(Code that draws figures)
────────────────────

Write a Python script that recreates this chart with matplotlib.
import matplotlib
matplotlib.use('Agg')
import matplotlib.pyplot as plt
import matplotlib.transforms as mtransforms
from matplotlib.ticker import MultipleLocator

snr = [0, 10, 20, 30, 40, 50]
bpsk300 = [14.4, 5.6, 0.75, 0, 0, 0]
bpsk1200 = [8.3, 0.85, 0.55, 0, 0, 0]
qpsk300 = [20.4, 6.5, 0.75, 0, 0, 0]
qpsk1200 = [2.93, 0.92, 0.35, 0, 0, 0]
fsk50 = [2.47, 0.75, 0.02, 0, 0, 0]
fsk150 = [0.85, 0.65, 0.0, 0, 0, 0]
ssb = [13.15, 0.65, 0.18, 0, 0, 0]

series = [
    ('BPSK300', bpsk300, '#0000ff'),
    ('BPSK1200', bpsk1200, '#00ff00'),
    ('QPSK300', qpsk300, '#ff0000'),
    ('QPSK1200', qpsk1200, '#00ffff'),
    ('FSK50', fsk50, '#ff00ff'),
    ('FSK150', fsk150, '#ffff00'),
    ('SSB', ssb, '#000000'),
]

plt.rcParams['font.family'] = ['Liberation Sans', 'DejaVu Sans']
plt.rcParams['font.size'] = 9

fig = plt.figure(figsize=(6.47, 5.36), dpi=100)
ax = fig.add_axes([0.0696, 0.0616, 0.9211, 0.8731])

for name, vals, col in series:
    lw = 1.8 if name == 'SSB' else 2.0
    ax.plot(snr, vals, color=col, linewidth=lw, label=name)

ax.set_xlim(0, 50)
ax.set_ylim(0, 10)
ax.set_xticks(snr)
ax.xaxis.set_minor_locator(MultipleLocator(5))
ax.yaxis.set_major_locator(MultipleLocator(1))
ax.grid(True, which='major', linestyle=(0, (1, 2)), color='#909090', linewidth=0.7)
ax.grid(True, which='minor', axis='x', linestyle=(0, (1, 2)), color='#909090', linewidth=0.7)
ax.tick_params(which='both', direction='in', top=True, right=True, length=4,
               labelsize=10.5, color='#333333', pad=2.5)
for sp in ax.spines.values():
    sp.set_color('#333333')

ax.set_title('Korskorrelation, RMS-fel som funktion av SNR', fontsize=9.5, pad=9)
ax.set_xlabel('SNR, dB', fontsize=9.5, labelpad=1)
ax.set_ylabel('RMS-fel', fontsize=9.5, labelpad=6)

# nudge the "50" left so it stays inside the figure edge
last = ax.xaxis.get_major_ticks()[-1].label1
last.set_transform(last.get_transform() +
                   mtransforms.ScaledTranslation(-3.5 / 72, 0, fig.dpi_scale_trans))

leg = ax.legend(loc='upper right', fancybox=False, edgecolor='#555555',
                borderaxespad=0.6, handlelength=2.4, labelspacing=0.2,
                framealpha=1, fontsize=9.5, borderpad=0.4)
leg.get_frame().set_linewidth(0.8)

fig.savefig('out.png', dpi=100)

────────────────────

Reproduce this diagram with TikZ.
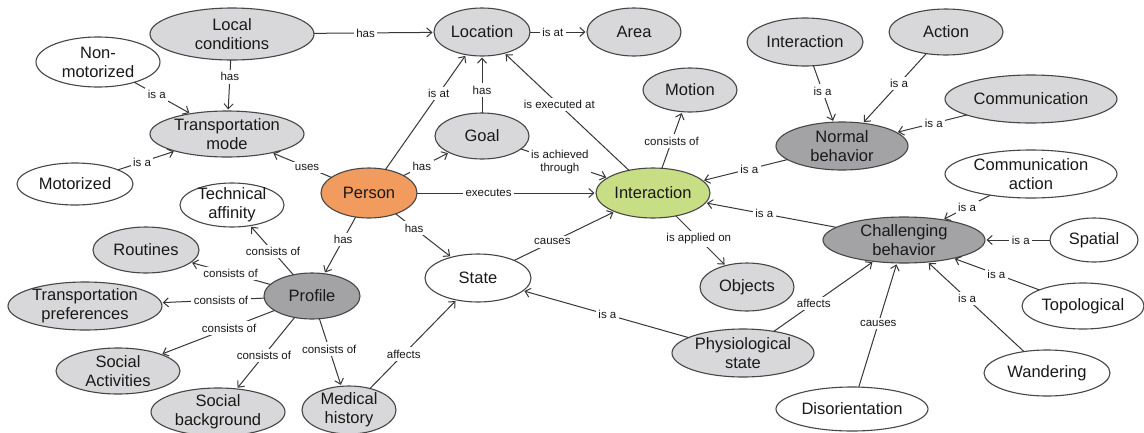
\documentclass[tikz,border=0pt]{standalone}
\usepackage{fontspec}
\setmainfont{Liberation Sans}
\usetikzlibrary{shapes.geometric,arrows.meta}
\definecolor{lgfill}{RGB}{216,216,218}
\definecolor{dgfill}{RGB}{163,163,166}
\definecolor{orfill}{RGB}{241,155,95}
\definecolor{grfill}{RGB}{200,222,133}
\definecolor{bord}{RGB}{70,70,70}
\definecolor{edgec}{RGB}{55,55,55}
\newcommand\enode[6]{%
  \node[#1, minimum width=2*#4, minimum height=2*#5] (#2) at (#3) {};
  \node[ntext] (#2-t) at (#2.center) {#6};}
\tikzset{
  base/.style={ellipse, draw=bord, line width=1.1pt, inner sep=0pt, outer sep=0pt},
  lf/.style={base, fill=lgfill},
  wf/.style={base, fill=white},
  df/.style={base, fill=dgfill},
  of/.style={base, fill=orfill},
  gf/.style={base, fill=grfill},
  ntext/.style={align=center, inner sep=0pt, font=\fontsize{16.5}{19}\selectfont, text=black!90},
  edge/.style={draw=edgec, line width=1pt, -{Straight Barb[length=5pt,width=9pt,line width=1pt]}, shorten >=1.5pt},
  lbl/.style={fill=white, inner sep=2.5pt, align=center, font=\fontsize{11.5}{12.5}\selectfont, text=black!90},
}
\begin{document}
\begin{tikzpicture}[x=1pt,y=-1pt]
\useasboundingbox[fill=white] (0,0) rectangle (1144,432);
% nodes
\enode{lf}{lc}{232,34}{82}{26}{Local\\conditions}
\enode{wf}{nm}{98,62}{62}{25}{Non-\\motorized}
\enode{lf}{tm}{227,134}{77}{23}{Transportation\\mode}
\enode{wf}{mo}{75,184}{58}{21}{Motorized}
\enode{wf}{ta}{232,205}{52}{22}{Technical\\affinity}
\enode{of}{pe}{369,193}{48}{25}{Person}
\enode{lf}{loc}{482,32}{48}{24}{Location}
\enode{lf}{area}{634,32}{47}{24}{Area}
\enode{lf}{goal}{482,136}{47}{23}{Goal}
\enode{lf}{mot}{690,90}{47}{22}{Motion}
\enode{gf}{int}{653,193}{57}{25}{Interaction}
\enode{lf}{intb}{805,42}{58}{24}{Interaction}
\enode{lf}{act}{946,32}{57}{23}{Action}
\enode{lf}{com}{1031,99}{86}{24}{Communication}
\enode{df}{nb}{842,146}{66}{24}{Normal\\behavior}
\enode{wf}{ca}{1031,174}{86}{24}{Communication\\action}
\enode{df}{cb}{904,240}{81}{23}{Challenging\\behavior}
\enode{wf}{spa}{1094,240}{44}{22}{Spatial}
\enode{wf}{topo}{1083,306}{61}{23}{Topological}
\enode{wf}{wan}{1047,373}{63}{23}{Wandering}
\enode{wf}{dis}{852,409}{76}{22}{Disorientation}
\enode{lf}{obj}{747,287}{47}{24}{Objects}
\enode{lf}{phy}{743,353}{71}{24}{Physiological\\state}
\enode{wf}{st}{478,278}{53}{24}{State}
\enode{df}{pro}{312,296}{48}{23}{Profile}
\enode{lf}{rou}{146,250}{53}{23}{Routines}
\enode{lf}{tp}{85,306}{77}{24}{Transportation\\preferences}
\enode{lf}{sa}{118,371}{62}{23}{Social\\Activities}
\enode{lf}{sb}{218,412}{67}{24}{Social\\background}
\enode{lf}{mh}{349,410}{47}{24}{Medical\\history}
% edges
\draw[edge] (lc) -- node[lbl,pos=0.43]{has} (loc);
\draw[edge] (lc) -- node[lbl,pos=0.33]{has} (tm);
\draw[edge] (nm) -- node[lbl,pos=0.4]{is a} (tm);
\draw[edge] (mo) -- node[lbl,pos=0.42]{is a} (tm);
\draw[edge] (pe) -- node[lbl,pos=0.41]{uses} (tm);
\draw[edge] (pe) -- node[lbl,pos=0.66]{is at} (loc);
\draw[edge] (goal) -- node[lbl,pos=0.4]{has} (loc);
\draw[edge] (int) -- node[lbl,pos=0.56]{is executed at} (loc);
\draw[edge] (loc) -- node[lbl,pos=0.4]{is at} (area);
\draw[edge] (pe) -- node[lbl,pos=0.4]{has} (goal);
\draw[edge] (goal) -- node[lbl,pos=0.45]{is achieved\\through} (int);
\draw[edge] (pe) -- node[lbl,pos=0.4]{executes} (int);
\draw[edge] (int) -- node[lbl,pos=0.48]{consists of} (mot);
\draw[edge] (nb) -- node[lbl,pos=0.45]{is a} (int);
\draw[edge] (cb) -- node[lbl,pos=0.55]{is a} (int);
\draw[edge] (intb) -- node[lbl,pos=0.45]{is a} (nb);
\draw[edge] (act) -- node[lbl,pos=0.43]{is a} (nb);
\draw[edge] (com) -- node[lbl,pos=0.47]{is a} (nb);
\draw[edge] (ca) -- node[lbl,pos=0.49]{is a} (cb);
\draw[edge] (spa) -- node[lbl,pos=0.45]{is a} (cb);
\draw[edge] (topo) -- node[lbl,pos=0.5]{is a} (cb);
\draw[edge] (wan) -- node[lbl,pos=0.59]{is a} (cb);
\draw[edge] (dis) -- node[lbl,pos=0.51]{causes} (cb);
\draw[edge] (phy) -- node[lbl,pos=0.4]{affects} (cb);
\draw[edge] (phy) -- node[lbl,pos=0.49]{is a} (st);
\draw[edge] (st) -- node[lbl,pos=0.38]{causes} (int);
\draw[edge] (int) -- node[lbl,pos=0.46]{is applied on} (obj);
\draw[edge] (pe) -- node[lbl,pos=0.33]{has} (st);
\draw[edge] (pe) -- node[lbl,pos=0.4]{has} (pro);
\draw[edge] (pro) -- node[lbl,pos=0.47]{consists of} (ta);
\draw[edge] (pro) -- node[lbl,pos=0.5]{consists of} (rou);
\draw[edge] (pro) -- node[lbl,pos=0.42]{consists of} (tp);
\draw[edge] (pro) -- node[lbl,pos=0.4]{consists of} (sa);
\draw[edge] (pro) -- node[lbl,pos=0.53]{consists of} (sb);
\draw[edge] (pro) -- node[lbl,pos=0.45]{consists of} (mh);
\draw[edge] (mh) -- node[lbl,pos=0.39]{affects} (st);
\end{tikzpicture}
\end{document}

────────────────────

**What the task requires:** Among the records above, extract exactly the lines from the line with "Write a Python" to the line with "from matplotlib.ticker import MultipleLocator", both lines included, and leave out the rest.

**Response to this task:**
Write a Python script that recreates this chart with matplotlib.
import matplotlib
matplotlib.use('Agg')
import matplotlib.pyplot as plt
import matplotlib.transforms as mtransforms
from matplotlib.ticker import MultipleLocator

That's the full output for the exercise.